— Start of COLLECTED MATERIAL —

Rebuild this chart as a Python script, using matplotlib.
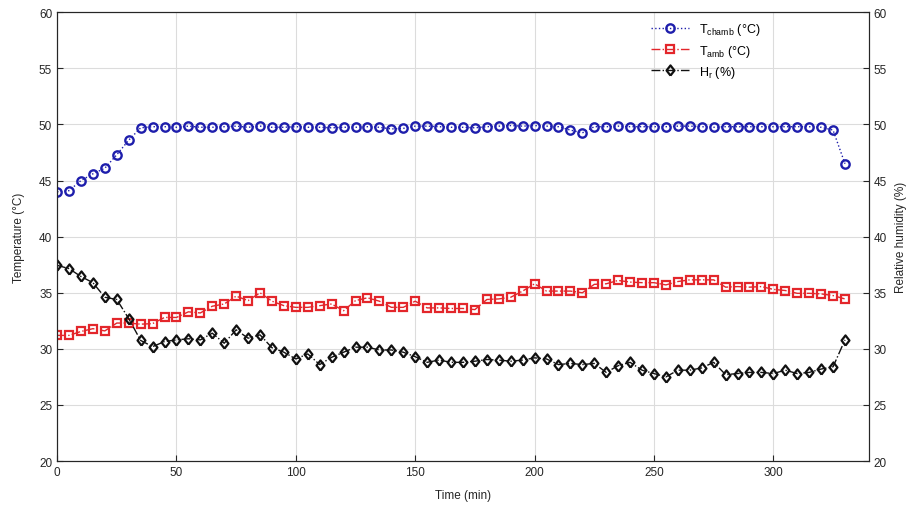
import matplotlib
matplotlib.use('Agg')
import matplotlib.pyplot as plt
import numpy as np

plt.rcParams['font.family'] = ['Liberation Sans', 'DejaVu Sans']
plt.rcParams['mathtext.fontset'] = 'custom'
plt.rcParams['mathtext.rm'] = 'Liberation Sans'

# time axis (min), one reading every 5 minutes
time_min = list(range(0, 335, 5))

t_chamb = [44.0, 44.1, 45.0, 45.6, 46.1, 47.3, 48.6, 49.7, 49.8, 49.8,
           49.75, 49.85, 49.75, 49.75, 49.8, 49.85, 49.75, 49.85, 49.75, 49.75,
           49.8, 49.75, 49.75, 49.7, 49.75, 49.75, 49.8, 49.75, 49.6, 49.65,
           49.85, 49.85, 49.8, 49.75, 49.75, 49.7, 49.8, 49.85, 49.9, 49.85,
           49.9, 49.85, 49.8, 49.5, 49.25, 49.8, 49.8, 49.85, 49.8, 49.8,
           49.8, 49.8, 49.85, 49.85, 49.8, 49.75, 49.8, 49.8, 49.8, 49.8,
           49.8, 49.8, 49.8, 49.8, 49.75, 49.5, 46.5]

t_amb = [31.2, 31.2, 31.55, 31.8, 31.6, 32.3, 32.3, 32.2, 32.25, 32.8,
         32.8, 33.3, 33.2, 33.8, 34.0, 34.7, 34.3, 35.0, 34.25, 33.85,
         33.7, 33.7, 33.85, 34.0, 33.4, 34.3, 34.55, 34.25, 33.7, 33.7,
         34.25, 33.65, 33.65, 33.6, 33.6, 33.5, 34.4, 34.45, 34.6, 35.15,
         35.8, 35.15, 35.15, 35.15, 35.0, 35.75, 35.8, 36.1, 35.95, 35.9,
         35.9, 35.7, 36.0, 36.15, 36.15, 36.15, 35.5, 35.55, 35.5, 35.55,
         35.3, 35.2, 34.95, 34.95, 34.9, 34.75, 34.45]

h_rel = [37.45, 37.15, 36.45, 35.9, 34.6, 34.4, 32.7, 30.75, 30.2, 30.65,
         30.8, 30.9, 30.8, 31.4, 30.5, 31.7, 30.95, 31.25, 30.1, 29.7,
         29.1, 29.55, 28.6, 29.25, 29.7, 30.15, 30.15, 29.9, 29.9, 29.7,
         29.3, 28.8, 29.0, 28.8, 28.8, 28.9, 29.05, 29.0, 28.9, 29.0,
         29.2, 29.1, 28.6, 28.7, 28.6, 28.7, 27.9, 28.5, 28.8, 28.1,
         27.8, 27.5, 28.1, 28.1, 28.3, 28.8, 27.7, 27.8, 27.9, 27.9,
         27.8, 28.1, 27.8, 27.9, 28.2, 28.4, 30.8]

fig = plt.figure(figsize=(9.06, 5.10), dpi=100)
ax = fig.add_axes([0.063, 0.094, 0.896, 0.880])
ax2 = ax.twinx()

blue = '#1e1eac'
red = '#e3262b'
black = '#111111'
diamond = [(0, -1), (0.78, 0), (0, 1), (-0.78, 0), (0, -1)]

l1, = ax.plot(time_min, t_chamb, linestyle=':', linewidth=1.0, color=blue,
              marker='o', markersize=6.0, markeredgewidth=1.7,
              markerfacecolor='none', markeredgecolor=blue,
              label=r'T$_{\mathregular{chamb}}$ (°C)')
l2, = ax.plot(time_min, t_amb, linestyle='-.', linewidth=1.0, color=red,
              marker='s', markersize=5.4, markeredgewidth=1.6,
              markerfacecolor='none', markeredgecolor=red,
              label=r'T$_{\mathregular{amb}}$ (°C)')
l3, = ax2.plot(time_min, h_rel, linestyle='-.', linewidth=1.0, color=black,
               marker=diamond, markersize=7.3, markeredgewidth=1.6,
               markerfacecolor='none', markeredgecolor=black,
               label=r'H$_{\mathregular{r}}$ (%)')

for a in (ax, ax2):
    a.set_xlim(0, 340)
    a.set_ylim(20, 60)
    a.set_yticks(np.arange(20, 61, 5))
    a.tick_params(direction='in', length=4, width=0.8, labelsize=8.5,
                  colors='#262626')
    for sp in a.spines.values():
        sp.set_color('#262626')
        sp.set_linewidth(0.8)

ax.set_xticks(np.arange(0, 301, 50))
ax.grid(True, color='#dcdcdc', linewidth=0.8)
ax.set_axisbelow(True)

ax.set_xlabel('Time (min)', fontsize=8.5, color='#262626', labelpad=8)
ax.set_ylabel('Temperature (°C)', fontsize=8.5, color='#262626', labelpad=10)
ax2.set_ylabel('Relative humidity (%)', fontsize=8.5, color='#262626',
               labelpad=6)

ax2.legend(handles=[l1, l2, l3], loc='upper left',
           bbox_to_anchor=(0.718, 1.005), frameon=False, fontsize=9,
           handlelength=3.0, labelspacing=0.42)

fig.savefig('out.png', dpi=100)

— End of COLLECTED MATERIAL —

■ OBJECTIVE
Copy the listing word for word, excluding its pictures.

■ EXPECTED OUTPUT
Rebuild this chart as a Python script, using matplotlib.
import matplotlib
matplotlib.use('Agg')
import matplotlib.pyplot as plt
import numpy as np

plt.rcParams['font.family'] = ['Liberation Sans', 'DejaVu Sans']
plt.rcParams['mathtext.fontset'] = 'custom'
plt.rcParams['mathtext.rm'] = 'Liberation Sans'

# time axis (min), one reading every 5 minutes
time_min = list(range(0, 335, 5))

t_chamb = [44.0, 44.1, 45.0, 45.6, 46.1, 47.3, 48.6, 49.7, 49.8, 49.8,
           49.75, 49.85, 49.75, 49.75, 49.8, 49.85, 49.75, 49.85, 49.75, 49.75,
           49.8, 49.75, 49.75, 49.7, 49.75, 49.75, 49.8, 49.75, 49.6, 49.65,
           49.85, 49.85, 49.8, 49.75, 49.75, 49.7, 49.8, 49.85, 49.9, 49.85,
           49.9, 49.85, 49.8, 49.5, 49.25, 49.8, 49.8, 49.85, 49.8, 49.8,
           49.8, 49.8, 49.85, 49.85, 49.8, 49.75, 49.8, 49.8, 49.8, 49.8,
           49.8, 49.8, 49.8, 49.8, 49.75, 49.5, 46.5]

t_amb = [31.2, 31.2, 31.55, 31.8, 31.6, 32.3, 32.3, 32.2, 32.25, 32.8,
         32.8, 33.3, 33.2, 33.8, 34.0, 34.7, 34.3, 35.0, 34.25, 33.85,
         33.7, 33.7, 33.85, 34.0, 33.4, 34.3, 34.55, 34.25, 33.7, 33.7,
         34.25, 33.65, 33.65, 33.6, 33.6, 33.5, 34.4, 34.45, 34.6, 35.15,
         35.8, 35.15, 35.15, 35.15, 35.0, 35.75, 35.8, 36.1, 35.95, 35.9,
         35.9, 35.7, 36.0, 36.15, 36.15, 36.15, 35.5, 35.55, 35.5, 35.55,
         35.3, 35.2, 34.95, 34.95, 34.9, 34.75, 34.45]

h_rel = [37.45, 37.15, 36.45, 35.9, 34.6, 34.4, 32.7, 30.75, 30.2, 30.65,
         30.8, 30.9, 30.8, 31.4, 30.5, 31.7, 30.95, 31.25, 30.1, 29.7,
         29.1, 29.55, 28.6, 29.25, 29.7, 30.15, 30.15, 29.9, 29.9, 29.7,
         29.3, 28.8, 29.0, 28.8, 28.8, 28.9, 29.05, 29.0, 28.9, 29.0,
         29.2, 29.1, 28.6, 28.7, 28.6, 28.7, 27.9, 28.5, 28.8, 28.1,
         27.8, 27.5, 28.1, 28.1, 28.3, 28.8, 27.7, 27.8, 27.9, 27.9,
         27.8, 28.1, 27.8, 27.9, 28.2, 28.4, 30.8]

fig = plt.figure(figsize=(9.06, 5.10), dpi=100)
ax = fig.add_axes([0.063, 0.094, 0.896, 0.880])
ax2 = ax.twinx()

blue = '#1e1eac'
red = '#e3262b'
black = '#111111'
diamond = [(0, -1), (0.78, 0), (0, 1), (-0.78, 0), (0, -1)]

l1, = ax.plot(time_min, t_chamb, linestyle=':', linewidth=1.0, color=blue,
              marker='o', markersize=6.0, markeredgewidth=1.7,
              markerfacecolor='none', markeredgecolor=blue,
              label=r'T$_{\mathregular{chamb}}$ (°C)')
l2, = ax.plot(time_min, t_amb, linestyle='-.', linewidth=1.0, color=red,
              marker='s', markersize=5.4, markeredgewidth=1.6,
              markerfacecolor='none', markeredgecolor=red,
              label=r'T$_{\mathregular{amb}}$ (°C)')
l3, = ax2.plot(time_min, h_rel, linestyle='-.', linewidth=1.0, color=black,
               marker=diamond, markersize=7.3, markeredgewidth=1.6,
               markerfacecolor='none', markeredgecolor=black,
               label=r'H$_{\mathregular{r}}$ (%)')

for a in (ax, ax2):
    a.set_xlim(0, 340)
    a.set_ylim(20, 60)
    a.set_yticks(np.arange(20, 61, 5))
    a.tick_params(direction='in', length=4, width=0.8, labelsize=8.5,
                  colors='#262626')
    for sp in a.spines.values():
        sp.set_color('#262626')
        sp.set_linewidth(0.8)

ax.set_xticks(np.arange(0, 301, 50))
ax.grid(True, color='#dcdcdc', linewidth=0.8)
ax.set_axisbelow(True)

ax.set_xlabel('Time (min)', fontsize=8.5, color='#262626', labelpad=8)
ax.set_ylabel('Temperature (°C)', fontsize=8.5, color='#262626', labelpad=10)
ax2.set_ylabel('Relative humidity (%)', fontsize=8.5, color='#262626',
               labelpad=6)

ax2.legend(handles=[l1, l2, l3], loc='upper left',
           bbox_to_anchor=(0.718, 1.005), frameon=False, fontsize=9,
           handlelength=3.0, labelspacing=0.42)

fig.savefig('out.png', dpi=100)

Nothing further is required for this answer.